== GIVEN MATERIAL
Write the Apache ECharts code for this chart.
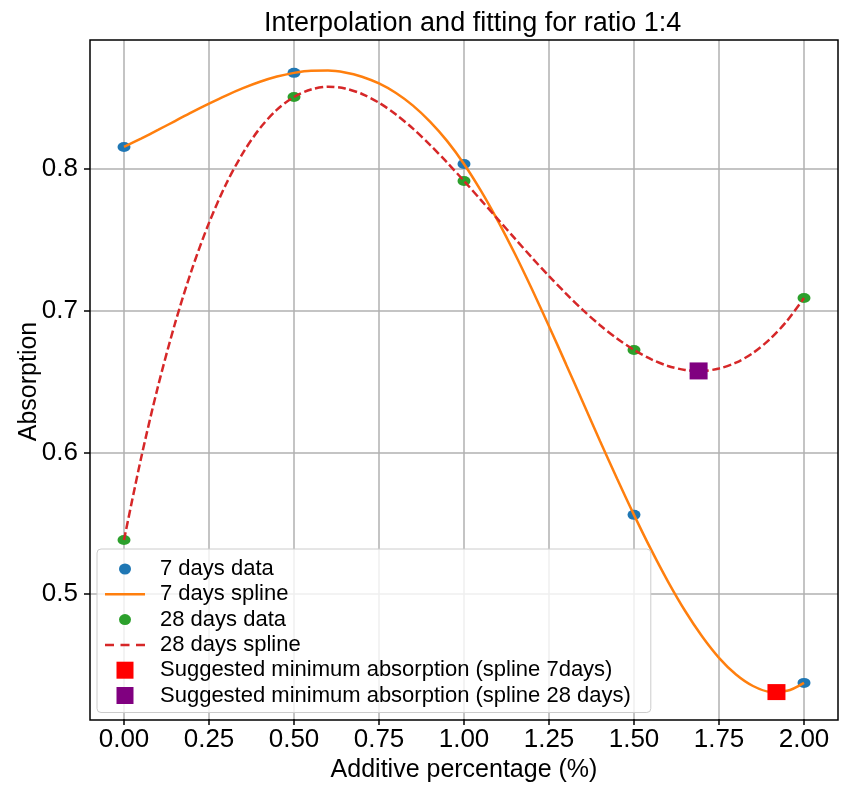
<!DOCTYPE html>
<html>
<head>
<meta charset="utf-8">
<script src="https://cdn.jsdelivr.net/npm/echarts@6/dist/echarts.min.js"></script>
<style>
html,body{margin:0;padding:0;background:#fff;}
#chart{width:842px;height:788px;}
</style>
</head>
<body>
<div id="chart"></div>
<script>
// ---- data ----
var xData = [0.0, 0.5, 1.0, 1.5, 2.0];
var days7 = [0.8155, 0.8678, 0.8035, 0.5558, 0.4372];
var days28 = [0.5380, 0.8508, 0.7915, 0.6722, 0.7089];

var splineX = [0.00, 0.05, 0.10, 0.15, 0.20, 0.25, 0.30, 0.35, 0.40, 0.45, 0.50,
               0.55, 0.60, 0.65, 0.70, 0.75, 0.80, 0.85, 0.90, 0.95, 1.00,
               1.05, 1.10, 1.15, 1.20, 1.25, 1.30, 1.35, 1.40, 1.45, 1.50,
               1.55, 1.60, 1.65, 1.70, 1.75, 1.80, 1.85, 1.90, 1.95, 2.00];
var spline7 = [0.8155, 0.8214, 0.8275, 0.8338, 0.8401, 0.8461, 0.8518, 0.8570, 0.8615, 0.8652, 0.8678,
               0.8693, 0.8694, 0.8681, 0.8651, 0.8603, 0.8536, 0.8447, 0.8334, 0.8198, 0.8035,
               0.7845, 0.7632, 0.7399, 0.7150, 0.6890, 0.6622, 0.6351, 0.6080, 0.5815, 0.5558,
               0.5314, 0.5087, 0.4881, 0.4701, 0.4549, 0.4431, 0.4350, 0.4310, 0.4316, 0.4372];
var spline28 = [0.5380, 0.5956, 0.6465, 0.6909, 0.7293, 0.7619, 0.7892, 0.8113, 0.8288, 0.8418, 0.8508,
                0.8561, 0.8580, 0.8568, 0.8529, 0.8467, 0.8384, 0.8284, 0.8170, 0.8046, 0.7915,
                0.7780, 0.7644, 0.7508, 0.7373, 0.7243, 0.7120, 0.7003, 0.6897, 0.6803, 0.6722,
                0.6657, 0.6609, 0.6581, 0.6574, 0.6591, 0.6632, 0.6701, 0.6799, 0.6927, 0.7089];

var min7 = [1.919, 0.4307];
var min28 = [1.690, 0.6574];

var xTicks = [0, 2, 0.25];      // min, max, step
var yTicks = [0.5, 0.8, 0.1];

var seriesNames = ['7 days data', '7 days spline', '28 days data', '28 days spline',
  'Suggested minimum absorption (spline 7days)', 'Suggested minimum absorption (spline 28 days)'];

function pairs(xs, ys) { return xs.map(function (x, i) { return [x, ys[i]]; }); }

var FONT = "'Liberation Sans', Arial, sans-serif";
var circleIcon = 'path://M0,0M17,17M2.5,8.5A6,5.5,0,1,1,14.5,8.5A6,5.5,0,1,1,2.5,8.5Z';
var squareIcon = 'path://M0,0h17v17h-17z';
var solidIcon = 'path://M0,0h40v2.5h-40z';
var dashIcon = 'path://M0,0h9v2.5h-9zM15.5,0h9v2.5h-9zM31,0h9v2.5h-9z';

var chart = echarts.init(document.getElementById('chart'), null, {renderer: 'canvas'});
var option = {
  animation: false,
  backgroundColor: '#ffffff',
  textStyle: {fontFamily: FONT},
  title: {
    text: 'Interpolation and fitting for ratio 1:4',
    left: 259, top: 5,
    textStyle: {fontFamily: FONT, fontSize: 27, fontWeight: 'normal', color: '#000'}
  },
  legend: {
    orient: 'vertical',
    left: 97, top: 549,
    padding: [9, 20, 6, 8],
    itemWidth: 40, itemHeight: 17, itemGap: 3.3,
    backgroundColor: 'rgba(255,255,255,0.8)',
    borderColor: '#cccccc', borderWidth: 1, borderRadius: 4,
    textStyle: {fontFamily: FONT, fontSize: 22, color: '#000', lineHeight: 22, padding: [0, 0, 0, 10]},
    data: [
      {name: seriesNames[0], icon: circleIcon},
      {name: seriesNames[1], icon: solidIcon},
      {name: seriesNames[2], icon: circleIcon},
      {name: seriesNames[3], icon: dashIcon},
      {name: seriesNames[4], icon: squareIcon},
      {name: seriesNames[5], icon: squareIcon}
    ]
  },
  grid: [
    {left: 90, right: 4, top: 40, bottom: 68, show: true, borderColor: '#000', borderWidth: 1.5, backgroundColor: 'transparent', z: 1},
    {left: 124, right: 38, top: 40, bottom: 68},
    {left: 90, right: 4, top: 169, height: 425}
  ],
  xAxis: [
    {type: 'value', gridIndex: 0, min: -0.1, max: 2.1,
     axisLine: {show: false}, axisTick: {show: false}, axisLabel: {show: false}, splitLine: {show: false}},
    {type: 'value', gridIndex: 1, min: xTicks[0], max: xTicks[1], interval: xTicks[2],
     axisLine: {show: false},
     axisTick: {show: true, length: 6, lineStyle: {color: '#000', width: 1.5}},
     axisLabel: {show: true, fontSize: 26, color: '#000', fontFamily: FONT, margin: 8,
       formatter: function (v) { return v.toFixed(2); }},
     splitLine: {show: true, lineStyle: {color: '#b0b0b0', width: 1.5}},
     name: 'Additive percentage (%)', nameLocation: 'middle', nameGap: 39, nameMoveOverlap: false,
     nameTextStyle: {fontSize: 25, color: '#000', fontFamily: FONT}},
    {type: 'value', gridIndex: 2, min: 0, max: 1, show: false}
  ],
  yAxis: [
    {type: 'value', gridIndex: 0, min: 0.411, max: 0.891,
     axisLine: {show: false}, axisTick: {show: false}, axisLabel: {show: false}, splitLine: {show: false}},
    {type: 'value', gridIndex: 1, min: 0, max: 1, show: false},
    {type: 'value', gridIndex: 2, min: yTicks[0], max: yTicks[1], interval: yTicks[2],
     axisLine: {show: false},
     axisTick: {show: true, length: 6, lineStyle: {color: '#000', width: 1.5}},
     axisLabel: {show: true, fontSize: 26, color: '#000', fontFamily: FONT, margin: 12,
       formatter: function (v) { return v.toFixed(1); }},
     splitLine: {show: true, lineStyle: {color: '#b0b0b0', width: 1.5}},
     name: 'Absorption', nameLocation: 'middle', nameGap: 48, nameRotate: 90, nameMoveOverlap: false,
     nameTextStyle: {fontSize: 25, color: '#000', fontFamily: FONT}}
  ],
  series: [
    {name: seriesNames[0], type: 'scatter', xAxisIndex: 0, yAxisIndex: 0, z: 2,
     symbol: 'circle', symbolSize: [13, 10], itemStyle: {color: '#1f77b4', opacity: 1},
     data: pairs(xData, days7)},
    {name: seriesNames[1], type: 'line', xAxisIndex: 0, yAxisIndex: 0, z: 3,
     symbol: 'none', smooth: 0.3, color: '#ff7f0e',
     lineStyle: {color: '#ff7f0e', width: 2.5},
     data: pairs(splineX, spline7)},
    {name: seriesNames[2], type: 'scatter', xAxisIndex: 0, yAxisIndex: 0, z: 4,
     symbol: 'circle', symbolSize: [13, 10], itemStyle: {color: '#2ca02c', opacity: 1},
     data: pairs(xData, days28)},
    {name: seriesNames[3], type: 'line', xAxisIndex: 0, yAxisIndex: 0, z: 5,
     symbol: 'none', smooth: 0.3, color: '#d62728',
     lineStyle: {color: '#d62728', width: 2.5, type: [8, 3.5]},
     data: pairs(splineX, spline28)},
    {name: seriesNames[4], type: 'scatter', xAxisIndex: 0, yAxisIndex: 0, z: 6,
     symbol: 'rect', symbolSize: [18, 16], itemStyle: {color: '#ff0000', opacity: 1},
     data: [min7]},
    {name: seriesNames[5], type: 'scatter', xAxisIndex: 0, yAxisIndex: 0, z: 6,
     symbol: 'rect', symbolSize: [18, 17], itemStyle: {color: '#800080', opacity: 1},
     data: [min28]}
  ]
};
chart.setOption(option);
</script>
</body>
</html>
====
TASK INSTRUCTIONS:
Leave the pictures out and reproduce exactly the lines from the top of the listing above through the line with "var days28 = [0.5380, 0.8508, 0.7915, 0.6722, 0.7089];".

TASK ANSWER:
Write the Apache ECharts code for this chart.
<!DOCTYPE html>
<html>
<head>
<meta charset="utf-8">
<script src="https://cdn.jsdelivr.net/npm/echarts@6/dist/echarts.min.js"></script>
<style>
html,body{margin:0;padding:0;background:#fff;}
#chart{width:842px;height:788px;}
</style>
</head>
<body>
<div id="chart"></div>
<script>
// ---- data ----
var xData = [0.0, 0.5, 1.0, 1.5, 2.0];
var days7 = [0.8155, 0.8678, 0.8035, 0.5558, 0.4372];
var days28 = [0.5380, 0.8508, 0.7915, 0.6722, 0.7089];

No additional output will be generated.